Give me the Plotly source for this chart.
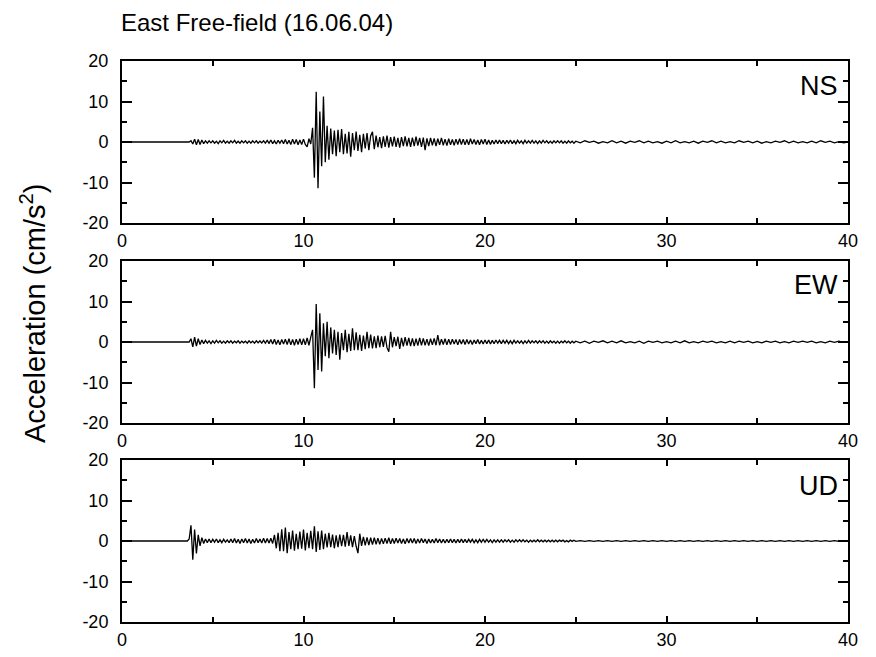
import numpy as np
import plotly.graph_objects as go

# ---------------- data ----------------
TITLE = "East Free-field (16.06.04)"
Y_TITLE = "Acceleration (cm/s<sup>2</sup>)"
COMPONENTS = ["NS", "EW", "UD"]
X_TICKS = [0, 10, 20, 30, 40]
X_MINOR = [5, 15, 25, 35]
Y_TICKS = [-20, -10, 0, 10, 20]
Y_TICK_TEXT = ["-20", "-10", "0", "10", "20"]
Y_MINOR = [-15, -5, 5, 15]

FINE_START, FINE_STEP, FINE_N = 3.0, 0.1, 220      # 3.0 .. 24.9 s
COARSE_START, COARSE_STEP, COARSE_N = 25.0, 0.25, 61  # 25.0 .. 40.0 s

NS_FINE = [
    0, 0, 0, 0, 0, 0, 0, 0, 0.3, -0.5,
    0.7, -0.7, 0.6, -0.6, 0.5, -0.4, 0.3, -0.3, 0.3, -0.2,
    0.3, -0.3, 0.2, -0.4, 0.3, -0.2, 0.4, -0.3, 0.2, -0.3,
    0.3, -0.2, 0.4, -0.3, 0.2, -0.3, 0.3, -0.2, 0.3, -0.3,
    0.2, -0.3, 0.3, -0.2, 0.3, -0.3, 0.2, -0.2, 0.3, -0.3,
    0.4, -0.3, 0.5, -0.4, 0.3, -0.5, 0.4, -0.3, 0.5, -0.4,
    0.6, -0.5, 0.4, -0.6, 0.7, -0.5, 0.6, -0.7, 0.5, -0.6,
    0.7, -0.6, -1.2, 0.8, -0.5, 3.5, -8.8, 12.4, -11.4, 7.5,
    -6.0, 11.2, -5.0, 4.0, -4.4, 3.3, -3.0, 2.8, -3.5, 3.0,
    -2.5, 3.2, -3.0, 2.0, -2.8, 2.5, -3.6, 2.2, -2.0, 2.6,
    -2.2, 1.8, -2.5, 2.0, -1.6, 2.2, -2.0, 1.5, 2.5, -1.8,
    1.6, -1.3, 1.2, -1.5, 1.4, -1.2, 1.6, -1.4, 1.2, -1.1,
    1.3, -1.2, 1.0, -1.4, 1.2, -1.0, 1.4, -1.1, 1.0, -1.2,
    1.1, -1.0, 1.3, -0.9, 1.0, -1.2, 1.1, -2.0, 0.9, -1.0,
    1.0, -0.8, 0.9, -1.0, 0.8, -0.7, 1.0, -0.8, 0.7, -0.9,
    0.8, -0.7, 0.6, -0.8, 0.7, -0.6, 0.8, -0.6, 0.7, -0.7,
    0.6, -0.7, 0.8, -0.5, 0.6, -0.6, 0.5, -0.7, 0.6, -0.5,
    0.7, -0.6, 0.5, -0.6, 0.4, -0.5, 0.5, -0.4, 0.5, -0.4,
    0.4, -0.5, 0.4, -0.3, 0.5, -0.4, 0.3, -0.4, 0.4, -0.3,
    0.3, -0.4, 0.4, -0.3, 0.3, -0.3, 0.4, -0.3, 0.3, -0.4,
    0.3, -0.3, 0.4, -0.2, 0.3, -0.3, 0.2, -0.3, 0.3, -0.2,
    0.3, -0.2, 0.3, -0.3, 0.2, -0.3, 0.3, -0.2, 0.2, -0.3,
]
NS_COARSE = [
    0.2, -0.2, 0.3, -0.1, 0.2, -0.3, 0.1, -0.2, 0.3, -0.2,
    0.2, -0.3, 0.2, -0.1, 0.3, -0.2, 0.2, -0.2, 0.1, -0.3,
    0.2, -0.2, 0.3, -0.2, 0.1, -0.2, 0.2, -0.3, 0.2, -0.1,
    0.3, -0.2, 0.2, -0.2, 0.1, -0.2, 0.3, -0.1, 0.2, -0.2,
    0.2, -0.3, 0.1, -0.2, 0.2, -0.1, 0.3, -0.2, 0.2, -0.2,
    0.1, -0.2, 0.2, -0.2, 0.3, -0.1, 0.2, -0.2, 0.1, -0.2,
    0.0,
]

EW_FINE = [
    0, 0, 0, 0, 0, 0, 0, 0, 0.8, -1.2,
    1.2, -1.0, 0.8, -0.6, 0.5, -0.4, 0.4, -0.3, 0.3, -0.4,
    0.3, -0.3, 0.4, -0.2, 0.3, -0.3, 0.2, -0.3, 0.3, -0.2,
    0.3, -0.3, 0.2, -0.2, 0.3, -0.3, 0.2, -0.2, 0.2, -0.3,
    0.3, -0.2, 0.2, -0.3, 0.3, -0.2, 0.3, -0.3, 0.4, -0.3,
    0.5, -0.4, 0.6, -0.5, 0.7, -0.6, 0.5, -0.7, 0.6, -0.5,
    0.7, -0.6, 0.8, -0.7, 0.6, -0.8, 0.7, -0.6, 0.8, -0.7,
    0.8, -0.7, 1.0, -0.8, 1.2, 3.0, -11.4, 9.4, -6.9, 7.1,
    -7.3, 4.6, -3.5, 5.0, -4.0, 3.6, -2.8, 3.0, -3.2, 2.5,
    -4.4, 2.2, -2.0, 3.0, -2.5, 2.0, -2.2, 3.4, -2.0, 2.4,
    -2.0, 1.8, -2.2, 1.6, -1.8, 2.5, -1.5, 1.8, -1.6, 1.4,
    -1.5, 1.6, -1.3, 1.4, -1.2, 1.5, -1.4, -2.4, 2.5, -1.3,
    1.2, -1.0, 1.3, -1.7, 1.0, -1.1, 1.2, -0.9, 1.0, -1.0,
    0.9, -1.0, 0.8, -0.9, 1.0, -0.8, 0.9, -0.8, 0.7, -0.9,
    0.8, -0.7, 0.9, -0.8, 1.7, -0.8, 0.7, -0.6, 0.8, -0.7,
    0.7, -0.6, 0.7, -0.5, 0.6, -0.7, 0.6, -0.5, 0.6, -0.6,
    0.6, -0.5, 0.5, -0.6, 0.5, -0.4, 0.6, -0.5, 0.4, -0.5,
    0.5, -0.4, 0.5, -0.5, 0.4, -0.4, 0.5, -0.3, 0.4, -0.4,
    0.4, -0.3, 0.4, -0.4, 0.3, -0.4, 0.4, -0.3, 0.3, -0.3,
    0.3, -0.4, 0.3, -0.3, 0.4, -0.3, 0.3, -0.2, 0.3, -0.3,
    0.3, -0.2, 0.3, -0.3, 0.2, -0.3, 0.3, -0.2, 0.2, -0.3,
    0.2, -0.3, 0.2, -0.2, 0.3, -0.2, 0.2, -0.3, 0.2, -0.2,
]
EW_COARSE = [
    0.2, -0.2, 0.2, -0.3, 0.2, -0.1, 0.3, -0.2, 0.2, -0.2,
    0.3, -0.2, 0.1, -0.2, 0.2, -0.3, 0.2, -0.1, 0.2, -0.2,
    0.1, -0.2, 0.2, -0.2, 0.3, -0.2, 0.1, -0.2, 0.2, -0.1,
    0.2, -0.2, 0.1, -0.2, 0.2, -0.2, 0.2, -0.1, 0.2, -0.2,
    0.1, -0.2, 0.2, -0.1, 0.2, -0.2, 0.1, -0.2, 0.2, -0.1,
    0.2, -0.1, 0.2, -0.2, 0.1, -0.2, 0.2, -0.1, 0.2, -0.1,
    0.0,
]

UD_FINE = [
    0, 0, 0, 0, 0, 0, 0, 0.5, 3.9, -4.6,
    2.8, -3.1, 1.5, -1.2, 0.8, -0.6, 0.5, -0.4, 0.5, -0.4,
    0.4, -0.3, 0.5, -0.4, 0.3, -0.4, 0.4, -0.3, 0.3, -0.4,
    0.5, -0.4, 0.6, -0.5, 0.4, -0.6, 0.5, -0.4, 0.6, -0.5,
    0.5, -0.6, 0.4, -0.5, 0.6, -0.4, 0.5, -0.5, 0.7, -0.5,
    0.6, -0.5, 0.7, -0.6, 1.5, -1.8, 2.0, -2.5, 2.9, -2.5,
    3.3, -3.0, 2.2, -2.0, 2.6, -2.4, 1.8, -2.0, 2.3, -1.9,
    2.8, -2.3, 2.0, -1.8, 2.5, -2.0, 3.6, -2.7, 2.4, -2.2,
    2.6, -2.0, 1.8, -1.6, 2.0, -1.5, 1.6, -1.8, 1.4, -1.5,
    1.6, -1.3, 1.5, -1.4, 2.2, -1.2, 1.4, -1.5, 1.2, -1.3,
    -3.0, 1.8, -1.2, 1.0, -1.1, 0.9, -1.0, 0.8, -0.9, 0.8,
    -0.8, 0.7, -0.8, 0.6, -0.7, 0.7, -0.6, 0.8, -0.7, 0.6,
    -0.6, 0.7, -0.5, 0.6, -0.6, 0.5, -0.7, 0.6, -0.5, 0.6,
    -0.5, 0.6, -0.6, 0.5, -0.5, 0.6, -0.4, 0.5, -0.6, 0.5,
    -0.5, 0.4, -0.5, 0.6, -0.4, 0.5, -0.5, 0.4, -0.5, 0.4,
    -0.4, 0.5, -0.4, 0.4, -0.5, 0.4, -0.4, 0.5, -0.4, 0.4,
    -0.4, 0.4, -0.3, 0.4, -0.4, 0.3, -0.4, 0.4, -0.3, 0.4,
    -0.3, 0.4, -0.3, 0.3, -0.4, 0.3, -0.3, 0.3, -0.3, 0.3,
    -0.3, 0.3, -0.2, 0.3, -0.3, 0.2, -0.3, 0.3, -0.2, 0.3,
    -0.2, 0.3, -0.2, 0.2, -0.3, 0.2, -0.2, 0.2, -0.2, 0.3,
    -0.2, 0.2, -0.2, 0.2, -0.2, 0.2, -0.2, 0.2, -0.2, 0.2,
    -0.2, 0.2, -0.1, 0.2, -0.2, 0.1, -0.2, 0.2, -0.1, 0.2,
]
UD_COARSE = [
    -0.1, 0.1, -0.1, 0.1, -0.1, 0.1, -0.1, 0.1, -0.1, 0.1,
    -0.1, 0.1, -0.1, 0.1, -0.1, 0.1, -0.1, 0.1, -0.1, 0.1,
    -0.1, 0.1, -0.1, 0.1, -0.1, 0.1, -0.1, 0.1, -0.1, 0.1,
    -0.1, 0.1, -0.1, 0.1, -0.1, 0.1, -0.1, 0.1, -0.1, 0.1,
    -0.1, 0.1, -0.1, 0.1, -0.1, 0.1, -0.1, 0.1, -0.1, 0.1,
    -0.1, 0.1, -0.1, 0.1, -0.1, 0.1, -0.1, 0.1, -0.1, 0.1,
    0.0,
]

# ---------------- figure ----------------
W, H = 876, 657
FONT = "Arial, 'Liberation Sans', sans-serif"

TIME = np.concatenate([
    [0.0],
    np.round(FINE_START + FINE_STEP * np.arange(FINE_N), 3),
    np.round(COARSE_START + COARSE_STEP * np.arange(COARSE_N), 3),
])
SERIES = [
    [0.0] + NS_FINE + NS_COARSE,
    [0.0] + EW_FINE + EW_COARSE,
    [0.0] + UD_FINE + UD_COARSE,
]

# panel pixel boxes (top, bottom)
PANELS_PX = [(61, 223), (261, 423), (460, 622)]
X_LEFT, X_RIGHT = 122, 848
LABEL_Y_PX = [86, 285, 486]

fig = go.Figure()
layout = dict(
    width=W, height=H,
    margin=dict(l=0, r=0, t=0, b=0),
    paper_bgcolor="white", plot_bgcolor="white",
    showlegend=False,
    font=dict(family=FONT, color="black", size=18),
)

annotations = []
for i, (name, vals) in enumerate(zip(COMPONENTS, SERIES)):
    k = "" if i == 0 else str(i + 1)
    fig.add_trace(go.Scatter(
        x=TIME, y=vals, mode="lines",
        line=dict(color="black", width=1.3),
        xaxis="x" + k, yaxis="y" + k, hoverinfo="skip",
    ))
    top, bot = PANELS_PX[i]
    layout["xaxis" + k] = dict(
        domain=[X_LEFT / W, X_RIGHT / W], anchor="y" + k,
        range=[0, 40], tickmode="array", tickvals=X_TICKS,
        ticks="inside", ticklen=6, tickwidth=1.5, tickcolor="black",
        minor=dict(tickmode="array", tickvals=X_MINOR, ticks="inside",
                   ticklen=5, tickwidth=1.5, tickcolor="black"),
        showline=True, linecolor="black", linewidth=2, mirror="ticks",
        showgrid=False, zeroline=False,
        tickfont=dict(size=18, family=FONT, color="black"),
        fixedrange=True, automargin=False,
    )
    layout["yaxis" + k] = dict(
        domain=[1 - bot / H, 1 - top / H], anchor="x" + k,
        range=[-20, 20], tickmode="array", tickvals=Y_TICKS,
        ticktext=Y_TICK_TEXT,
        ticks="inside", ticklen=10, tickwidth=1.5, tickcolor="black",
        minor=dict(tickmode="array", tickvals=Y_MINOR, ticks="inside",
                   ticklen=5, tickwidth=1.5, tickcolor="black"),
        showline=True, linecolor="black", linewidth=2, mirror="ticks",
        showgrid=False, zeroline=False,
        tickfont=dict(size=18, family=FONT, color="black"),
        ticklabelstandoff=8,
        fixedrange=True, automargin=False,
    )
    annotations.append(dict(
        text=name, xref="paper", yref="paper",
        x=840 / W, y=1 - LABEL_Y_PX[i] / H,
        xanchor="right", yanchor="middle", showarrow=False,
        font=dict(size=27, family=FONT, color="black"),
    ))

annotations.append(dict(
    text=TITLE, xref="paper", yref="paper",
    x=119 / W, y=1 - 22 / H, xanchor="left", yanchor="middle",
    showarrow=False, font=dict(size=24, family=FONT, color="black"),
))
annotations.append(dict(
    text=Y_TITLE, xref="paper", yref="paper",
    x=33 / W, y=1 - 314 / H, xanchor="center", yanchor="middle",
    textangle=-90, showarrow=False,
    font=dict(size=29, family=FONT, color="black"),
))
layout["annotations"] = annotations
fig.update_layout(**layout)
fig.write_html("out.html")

────────────────────────────────────────

# WHAT IS EXPECTED
Exactly reproduce the run of lines from the start of the listing through the line with "import plotly.graph_objects as go", inclusive; pictures are not copied.

# RESULT BELOW
Give me the Plotly source for this chart.
import numpy as np
import plotly.graph_objects as go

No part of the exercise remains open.